Diane Newman: Thank you so much, Dr. Potts. That was an excellent review of nocturia, and discussing also nocturnal polyuria. I always say that this is just the symptom I don't want to hear about in my exam room because, especially with overactive bladder, I feel that I've got some really great solutions for urgency, frequency, and even incontinence with a lot of the behavioral. And then, we, of course, have drug therapy. But I don't really see that this is a symptom that is, I think, sometimes I try to avoid in practice because I don't feel a lot of my basic tools in my treatment algorithm really work with this population. So, I'm not surprised that it's missed. And when we talk about this, who do you think is treating the most? Is it going to urologists? Or is it going to primary care? Or where really do we see the treatment for nocturia?
Jeannette Potts: Well, that's hard for me to say, actually. And I know that sometimes the assumption is that, because my background is in family medicine, that I am only dealing with family medicine patients. And it's really not the case. Most of the nocturia patients, if not all, are patients seeking multiple opinion, like second, third opinion from urology. But not because the urologists are referring them. It's because the patients are self-referred seeking another opinion. So, I'm skewed. I'm seeing just urology patients who are wanting another opinion, and I'm not seeing it from the family practitioners.
Diane Newman: And that's a shame because you see how many other medical problems that are associated with it, and how it increases morbidity. But I agree with you that it's still looked on as "a urology condition," when really it's got to be expanded because it impacts so many other systems.
Jeannette Potts: Yes.

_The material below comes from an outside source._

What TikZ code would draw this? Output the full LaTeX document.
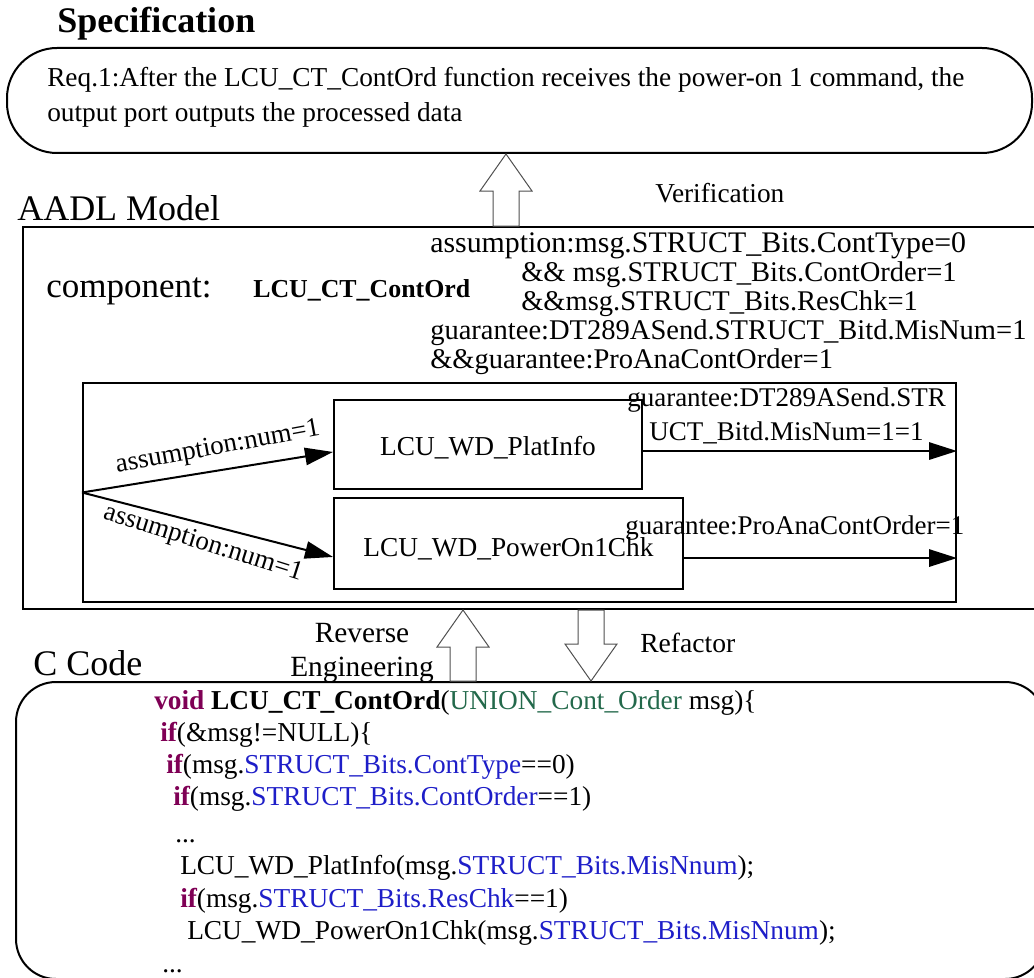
\documentclass[tikz,border=0pt]{standalone}
\usepackage{fontspec}
\setmainfont{Liberation Serif}
\usetikzlibrary{arrows.meta,calc}

\definecolor{kw}{RGB}{127,0,85}
\definecolor{ty}{RGB}{35,105,75}
\definecolor{fld}{RGB}{30,30,200}
\definecolor{blockgray}{RGB}{80,80,80}

% hollow block arrow from #1 (tail) to #2 (tip)
\newcommand\blockarrow[2]{%
  \path ($(#2)!27.75pt!(#1)$) coordinate (bhead);
  \draw[hollow] ($(#1)!9.75pt!90:(#2)$) -- ($(bhead)!9.75pt!90:(#2)$)
    -- ($(bhead)!19.5pt!90:(#2)$) -- (#2) -- ($(bhead)!19.5pt!-90:(#2)$)
    -- ($(bhead)!9.75pt!-90:(#2)$) -- ($(#1)!9.75pt!-90:(#2)$) -- cycle;}

\tikzset{
  box/.style={draw, line width=1.5pt, inner sep=0pt},
  txt/.style={inner sep=0pt, anchor=base west},
  title/.style={txt, font=\fontsize{27}{32}\selectfont},
  note/.style={txt, font=\fontsize{21.4}{26}\selectfont},
  port/.style={inner sep=0pt, font=\fontsize{20.25}{24}\selectfont},
  code/.style={txt, font=\fontsize{20.5}{24}\selectfont},
  flow/.style={line width=1.5pt, -{Triangle[length=21pt,width=13pt]}},
  hollow/.style={draw=blockgray, line width=0.75pt, fill=white, line join=miter},
}

\begin{document}
\begin{tikzpicture}[x=0.75pt,y=-0.75pt]
\useasboundingbox (0,0) rectangle (1034,977);

% ---------------- specification ----------------
\node[title, font=\fontsize{27}{32}\selectfont\bfseries] (spectitle) at (57,33) {Specification};
\node[box, rounded corners=37.5pt, minimum width=768.75pt, minimum height=78.75pt] (spec) at (519.5,100.5) {};
\node[txt, align=left, font=\fontsize{20.5}{26.25}\selectfont] (req) at (47,122)
  {Req.1:After the LCU\_CT\_ContOrd function receives the power-on 1 command, the\\
   output port outputs the processed data};

% ---------------- AADL model ----------------
\node[title] (aadltitle) at (17,220) {AADL Model};
\node[box, minimum width=766.5pt, minimum height=286.5pt] (aadl) at (534,418) {};

\node[txt, font=\fontsize{26.25}{30}\selectfont] (comp) at (46,297) {component:};
\node[txt, font=\fontsize{19.4}{24}\selectfont\bfseries] (compname) at (253,297) {LCU\_CT\_ContOrd};

\node[note, font=\fontsize{22.4}{26}\selectfont] (a1) at (430,252) {assumption:msg.STRUCT\_Bits.ContType=0};
\node[note] (a2) at (521,281) {\&\& msg.STRUCT\_Bits.ContOrder=1};
\node[note] (a3) at (521,310) {\&\&msg.STRUCT\_Bits.ResChk=1};
\node[note] (g1) at (430,339) {guarantee:DT289ASend.STRUCT\_Bitd.MisNum=1};
\node[note] (g2) at (430,368) {\&\&guarantee:ProAnaContOrder=1};

% inner implementation
\node[box, minimum width=654.75pt, minimum height=164.25pt] (inner) at (519.5,492.5) {};
\node[box, minimum width=231pt, minimum height=66.75pt, text height=18pt, text depth=2.2pt,
      font=\fontsize{20.5}{24}\selectfont] (plat) at (488,444.5) {LCU\_WD\_PlatInfo};
\node[box, minimum width=261.75pt, minimum height=68.25pt, text height=20.5pt, text depth=1.7pt,
      font=\fontsize{20.5}{24}\selectfont] (pow) at (508.5,543.5) {LCU\_WD\_PowerOn1Chk};

\coordinate (fork) at (inner.west);
\draw[flow] (fork) -- ([yshift=-5.6pt]plat.west);
\draw[flow] (fork) -- ([yshift=-10.1pt]pow.west);
\node[port, rotate=10.5] (in1) at (218,448) {assumption:num=1};
\node[port, rotate=-17.5] (in2) at (203,544) {assumption:num=1};

\draw[flow] ([yshift=-4.9pt]plat.east) coordinate (o1) -- (o1 -| inner.east);
\draw[flow] ([yshift=-10.9pt]pow.east) coordinate (o2) -- (o2 -| inner.east);
\node[port, anchor=base west] (out1a) at (627,406) {guarantee:DT289ASend.STR};
\node[port, anchor=base west] (out1b) at (649,440) {UCT\_Bitd.MisNum=1=1};
\node[port, anchor=base west] (out2) at (625,534) {guarantee:ProAnaContOrder=1};

% ---------------- C code ----------------
\node[title] (codetitle) at (33,675) {C Code};
\node[box, rounded corners=30pt, minimum width=771.75pt, minimum height=222.75pt] (codebox) at (530.5,830.5) {};

\node[code] (c1) at (154,709) {\textbf{\textcolor{kw}{void} LCU\_CT\_ContOrd}(\textcolor{ty}{UNION\_Cont\_Order} msg)\{};
\node[code] (c2) at (160,741) {\textbf{\textcolor{kw}{if}}(\&msg!=NULL)\{};
\node[code] (c3) at (166,773) {\textbf{\textcolor{kw}{if}}(msg.\textcolor{fld}{STRUCT\_Bits.ContType}==0)};
\node[code] (c4) at (173,805) {\textbf{\textcolor{kw}{if}}(msg.\textcolor{fld}{STRUCT\_Bits.ContOrder}==1)};
\node[code] (c5) at (175,842) {...};
\node[code] (c6) at (180,874) {LCU\_WD\_PlatInfo(msg.\textcolor{fld}{STRUCT\_Bits.MisNnum});};
\node[code] (c7) at (180,907) {\textbf{\textcolor{kw}{if}}(msg.\textcolor{fld}{STRUCT\_Bits.ResChk}==1)};
\node[code] (c8) at (187,939) {LCU\_WD\_PowerOn1Chk(msg.\textcolor{fld}{STRUCT\_Bits.MisNnum});};
\node[code] (c9) at (162,972) {...};

% ---------------- transitions between levels ----------------
\coordinate (vx) at (506,0);
\coordinate (rx) at (463,0);
\coordinate (fx) at (591,0);
\blockarrow{vx |- aadl.north}{vx |- spec.south}
\blockarrow{rx |- codebox.north}{rx |- aadl.south}
\blockarrow{fx |- aadl.south}{fx |- codebox.north}

\node[txt, font=\fontsize{20.5}{24}\selectfont] (verif) at (655,202) {Verification};
\node[inner sep=0pt, anchor=base, font=\fontsize{22}{26}\selectfont] (rev1) at (362,642) {Reverse};
\node[inner sep=0pt, anchor=base, font=\fontsize{22}{26}\selectfont] (rev2) at (362,676) {Engineering};
\node[txt, font=\fontsize{20.7}{24}\selectfont] (refac) at (640,652) {Refactor};
\end{tikzpicture}
\end{document}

And that's probably my number one recommendation in my treatment plan for every patient, regardless of diagnosis. It's like, "You need a primary care doctor. You need a good primary care doctor." Even my patients with pelvic pain, when I retired, I'm like, "I need to refer you to a good family doctor because that's who's going to take the best care of you." So, anyway. But it is hard because I don't know which part of medicine is being more squeezed. And that's a whole other topic, squeezed for time. And there are so many people who are good doctors who were trained very well, but the practice, the actual day to day clinical setting, doesn't allow us sometimes to be the good practitioners that we were trained and intended to be.
Diane Newman: But there's much more research now in this area telling us about that impact. I mean, this has really changed, I think, in the last five years that we now understand nocturia is a symptom of many conditions.
Jeannette Potts: Yes.
Diane Newman: It's not just the bladder, the heart, the issue about diabetes, and that. So, I think that this is really evolving in this area, understanding it, which is what you really showed in this talk.
Jeannette Potts: Yeah. And hopefully, the days of people getting one alpha blocker, two alpha blockers, add an alpha reductase, and then a terp, and it's like, "Oh, you still have nocturia." Hopefully those days are gone.
Diane Newman: We at least hope so. Well, thanks so much for this presentation.
Jeannette Potts: You're welcome. Thank you.